New High-Rise Apartment Complex Near Cheonho Station in Seoul
- A towering high-rise apartment complex now dominates the landscape of Seoul's Gangdong District, rising over a strip of clinics, cafes, and restaurants just a 10-minute walk from Cheonho...
- The area, located in Cheonho-dong, was once home to one of the city's most prominent red-light districts.
- For some, the physical change to the neighborhood serves as a reminder of their own exclusion from the city's progress.
A towering high-rise apartment complex now dominates the landscape of Seoul’s Gangdong District, rising over a strip of clinics, cafes, and restaurants just a 10-minute walk from Cheonho Station. While the development represents a modern urban transformation, the project has left behind the women who once worked in the area’s red-light district, offering no clear path for those displaced by the redevelopment.
The area, located in Cheonho-dong, was once home to one of the city’s most prominent red-light districts. At its peak, the neighborhood housed more than 200 brothels before the district was shuttered in 2020 to make way for the residential complex that stands there today.
For some, the physical change to the neighborhood serves as a reminder of their own exclusion from the city’s progress. Park, a 46-year-old woman who worked as a sex worker in the area for eight years, describes the experience of looking at the current map of the district and recalling where her room and a local corner store once stood.
“I’d look at the map now and think, that was my room, there used to be a corner store there,” Park told The Korea Times. “I thought to myself, all these new homes going up and not one of them is mine.”
The redevelopment of Cheonho-dong is part of a broader pattern affecting several of Seoul’s best-known red-light districts, including Cheongnyangni 588 in Dongdaemun District and Miari Texas in Seongbuk District.
Legal Framework and Enforcement
The closure of these districts is the result of long-term legal shifts in South Korea.
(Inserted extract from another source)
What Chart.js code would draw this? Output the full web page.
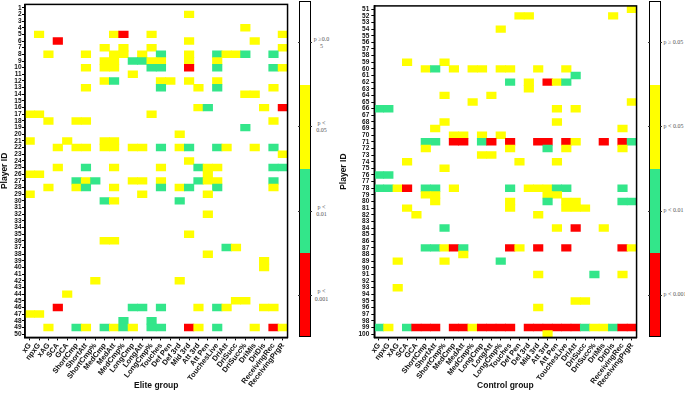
<!DOCTYPE html>
<html><head><meta charset="utf-8">
<script src="https://cdn.jsdelivr.net/npm/chart.js@4.4.0/dist/chart.umd.min.js"></script>
<style>
html,body{margin:0;padding:0;background:#fff;width:685px;height:394px;overflow:hidden;position:relative;font-family:'Liberation Sans',Arial,sans-serif;}
.box{position:absolute;top:0;height:394px;}
.cbar{position:absolute;top:0.7px;height:336.5px;border:1px solid #000;box-sizing:border-box;}
.seg{position:absolute;left:0;right:0;height:25%;}
.lab{position:absolute;font-family:'Liberation Serif','DejaVu Serif',serif;font-size:6px;color:#555;white-space:nowrap;line-height:7.4px;transform:translateY(-50%);}
.labc{text-align:center;transform:translate(-50%,-50%);}
.tk{position:absolute;width:2px;height:1px;background:#333;}
</style></head><body>
<div class="box" style="left:0;width:291px"><canvas id="cA"></canvas></div>
<div class="box" style="left:338px;width:302px"><canvas id="cB"></canvas></div>
<div id="legA"></div><div id="legB"></div>
<script>
// ---- data ----
const metrics = ['xG','npxG','xAG','SCA','GCA','ShortCmp','ShortAtt','ShortCmp%','MedCmp','MedAtt','MedCmp%','LongCmp','LongAtt','LongCmp%','Touches','Def Pen','Def 3rd','Mid 3rd','Att 3rd','Att Pen','TouchesLive','DriAtt','DriSucc','DriSucc%','DriMis','DriDis','ReceivingRec','ReceivingPrgR'];
const eliteIds = [1,2,3,4,5,6,7,8,9,10,11,12,13,14,15,16,17,18,19,20,21,22,23,24,25,26,27,28,29,30,31,32,33,34,35,36,37,38,39,40,41,42,43,44,45,46,47,48,49,50];
const controlIds = [51,52,53,54,55,56,57,58,59,60,61,62,63,64,65,66,67,68,69,70,71,72,73,74,75,76,77,78,79,80,81,82,83,84,85,86,87,88,89,90,91,92,93,94,95,96,97,98,99,100];
// significance level per player (row) and metric (column): '.' p>=0.05, '1' p<0.05, '2' p<0.01, '3' p<0.001
const eliteGrid = [
"....... ....... ....... .......",
"....... ....... ...1... .......",
"....... ....... ....... .......",
"....... ....... ....... ..1....",
".1..... ..13..1 ....... ......1",
"...3... ....... ...1... ...1...",
"....... .1.1..1 ....... ......1",
"..1...1 ..11.1. 2..1..2 112..2.",
"....... .11.221 1..1..1 .......",
"......1 .11...2 2..3..2 .....21",
"....... ....1.. ....... .......",
"....... .12.... 11.1..1 .......",
"......1 ....... 2...1.2 .....1.",
"....... ....... ....... ..11...",
"....... ....... ....... .......",
"....... ....... ....12. ....1.3",
"11..... ......1 ....... .......",
"..1..11 ....... ....... .....1.",
"....... ....... ....... ..2....",
"....... ....... ..1.... .......",
"1...1.. .11.... ....... .......",
"...1.11 .11.11. 2.12..2 1..1.2.",
"....... ....... ....... ......1",
"....... ....... ...1... .......",
"...1..2 ..1.... 1...211 .....22",
"11..... ....... .....1. .......",
".....21 2...11. 1...211 .....2.",
"..1..12 ..1.... 2.12..2 .....1.",
"1...... .....1. .....1. .......",
"....... .21.... ..2.... .......",
"....... ....... ....... .......",
"....... ....... .....1. .......",
"....... ....... ....... .......",
"....... ....... ....... .......",
"....... ....... ...1... .......",
"....... .11.... ....... .......",
"....... ....... ....... 21.....",
"....... ....... .....1. .......",
"....... ....... ....... ....1..",
"....... ....... ....... ....1..",
"....... ....... ....... .......",
"....... 1...... ..1.... .......",
"....... ....... ....... .......",
"....1.. ....... ....... .......",
"....... ....... ....... .11....",
"...3... ....22. 2...1.2 1...11.",
"11..... ....... ....... .......",
"....... ...2..2 ....... .......",
"..1..21 .2121.2 2..31.2 ...1.31",
"....... ....... ....... ......."
];
const controlGrid = [
"....... ....... ....... ......1",
"....... ....... .11.... ....1..",
"....... ....... ....... .......",
"....... ......1 ....... .......",
"....... ....... ....... .......",
"....... ....... ....... .......",
"....... ....... ....... .......",
"....... ....... ....... .......",
"...1... 1...... ....... .......",
".....12 .1.11.1 1..1..1 .......",
"....... ....... ....... 2......",
"....... ....... 2.1.312 .......",
"....... ....... ..1.... .......",
"....... 1....1. ....... .......",
"....... ...1... ....... ......1",
"22..... ....... .....1. 1......",
"....... ....... ....... .......",
"....... 1...... .....1. .......",
"......1 ....... ....... .....1.",
"....... .11.1.1 ....... .......",
".....22 .33.23. 3..33.3 1..3.32",
".....1. ....... 1...2.1 .....1.",
"....... ....11. ....... .......",
"...1... ....... .1...1. .......",
"....... 1...... ....... .......",
"22..... ....... ....... .......",
"....... ....... ....... .......",
"2213.22 .1..... 2.11122 .....2.",
".....11 ....... ....11. .......",
"......1 ....... 1...2.1 1....22",
"...1... ....... 1.....1 11.....",
"....1.. ....... ...1... .......",
"....... ....... ....... .......",
"....... 2...... .....1. 3..1...",
"....... ....... ....... .......",
"....... ....... ....... .......",
".....22 132.... 31.3..3 .....31",
"....... ..1.... ....... .......",
"..1.... 1.....2 ....... .......",
"....... ....... ....... .......",
"....... ....... ...1... ..2..1.",
"....... ....... ....... .......",
"..1.... ....... ....... .......",
"....... ....... ....... .......",
"....... ....... ....... 11.....",
"....... ....... ...1... .......",
"....... ....... ....... .......",
"....... ....... ....... .......",
"21.2333 .331333 3.33333 3211233",
"....... ....... ....1.. ......."
];
const levelLabelsA = [['p \u22650.0','5'],['p <','0.05'],['p <','0.01'],['p <','0.001']];
const levelLabelsB = ['p \u2265 0.05','p < 0.05','p < 0.01','p < 0.001'];

// ---- styles ----
const levelColors = ['#ffffff','#ffff00','#33e68a','#ff0000'];
const FONT = "'Liberation Sans', Arial, sans-serif";
Chart.defaults.font.family = FONT;

function cells(grid, ids){
  const out = [];
  grid.forEach((row, i) => {
    const s = row.replace(/ /g,'');
    for (let j = 0; j < s.length; j++) {
      if (s[j] !== '.') out.push({x: metrics[j], y: [ids[i] - 0.5, ids[i] + 0.5], level: +s[j]});
    }
  });
  return out;
}

const frame = {id:'frame', afterDatasetsDraw(chart){
  const {ctx, chartArea:a} = chart;
  ctx.save(); ctx.strokeStyle = '#000'; ctx.lineWidth = 1.5;
  ctx.strokeRect(a.left, a.top, a.right - a.left, a.bottom - a.top);
  ctx.restore();
}};

function makeChart(id, grid, ids, title, o){
  return new Chart(document.getElementById(id), {
    type: 'bar',
    data: {labels: metrics, datasets: [{
      data: cells(grid, ids),
      backgroundColor: c => levelColors[c.raw ? c.raw.level : 0],
      borderWidth: 0, barPercentage: 1, categoryPercentage: 1, grouped: false, inflateAmount: 0.4
    }]},
    options: {
      responsive: true, maintainAspectRatio: false, animation: false,
      layout: {padding: {top: 0.6, right: o.padRight, left: 0, bottom: 0}},
      plugins: {legend: {display: false}, tooltip: {enabled: false}},
      scales: {
        x: {
          type: 'category', offset: true,
          grid: {display: true, drawOnChartArea: false, drawTicks: true, tickLength: 3, color: '#000', offset: false},
          border: {display: true, color: '#000', width: 1.5},
          ticks: {autoSkip: false, minRotation: 52, maxRotation: 52, padding: 1, color: '#111',
                  font: {size: 7.5, weight: 'bold'}},
          title: {display: true, text: title, color: '#111', font: {size: 8.5, weight: 'bold', lineHeight: 1},
                  padding: {top: 0, bottom: 3.8}},
          afterFit: s => { s.height = 394 - 337.4; }
        },
        y: {
          type: 'linear', reverse: true, min: ids[0] - 0.5, max: ids[ids.length - 1] + 0.5,
          afterBuildTicks: s => { s.ticks = ids.map(v => ({value: v})); },
          grid: {display: true, drawOnChartArea: false, drawTicks: true, tickLength: 3, color: '#000'},
          border: {display: true, color: '#000', width: 1.5},
          ticks: {autoSkip: false, padding: o.tickPad, color: '#111', font: {size: 6.5, weight: 'bold'},
                  callback: v => String(v)},
          title: {display: true, text: 'Player ID', color: '#111', font: {size: 8.5, weight: 'bold', lineHeight: 1},
                  padding: {top: o.titlePad, bottom: 0}},
          afterFit: s => { s.width = o.yWidth; }
        }
      }
    },
    plugins: [frame]
  });
}

makeChart('cA', eliteGrid, eliteIds, 'Elite group', {padRight: 2.8, yWidth: 25, tickPad: 0.5, titlePad: 0.3});
makeChart('cB', controlGrid, controlIds, 'Control group', {padRight: 2, yWidth: 36.3, tickPad: 2, titlePad: 1.2});

// ---- colour-bar legends ----
function legend(el, left, width, labels, labX, centered){
  let h = `<div class="cbar" style="left:${left}px;width:${width}px">`;
  for (let i = 0; i < 4; i++) h += `<div class="seg" style="top:${i*25}%;background:${levelColors[i]}"></div>`;
  h += '</div>';
  const top = 0.7, H = 336.5;
  labels.forEach((t, i) => {
    const y = top + H * (i + 0.5) / 4;
    h += `<div class="tk" style="left:${left - 1}px;top:${y - 0.5}px"></div>`;
    h += `<div class="tk" style="left:${left + width - 1}px;top:${y - 0.5}px"></div>`;
    const txt = Array.isArray(t) ? t.join('<br>') : t;
    h += `<div class="lab ${centered ? 'labc' : ''}" style="left:${labX}px;top:${y}px">${txt}</div>`;
  });
  document.getElementById(el).innerHTML = h;
}
legend('legA', 298.8, 12, levelLabelsA, 321.5, true);
legend('legB', 648.8, 12, levelLabelsB, 663.5, false);
</script>
</body></html>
Prostitution was first criminalized in the country in 1961, but enforcement measures were significantly intensified decades later with the introduction of the Special Act on Prostitution in 2004.

Under the 2004 law, the legal consequences for those involved in the sex trade were expanded to target both the buyers and the operators. People who buy sex can face fines of up to 3 million won (approximately $2,049) or up to one year in prison. Brothel operators face much steeper penalties, including fines of up to 70 million won or prison sentences of up to seven years.
Despite the enactment of the Special Act, some red-light districts continued to operate for several years. However, the viability of these physical locations began to decline as public awareness regarding prostitution changed and the industry shifted toward online channels to connect buyers, and sellers.

This shift in how sex work is accessed, combined with strengthened legal enforcement and urban redevelopment pressures, led to the eventual shuttering of districts like Cheonho-dong. While the removal of the brothels is framed as a step toward urban improvement, the transition has resulted in the displacement of the workers who previously occupied these spaces.
The transformation of the Gangdong District into a residential hub illustrates the tension between the city’s desire to remove undesirable facilities and the lack of social safety nets for the marginalized populations who worked within them. For women like Park, the high-rise apartments are not a sign of liberation, but a symbol of being left behind by the city’s redevelopment.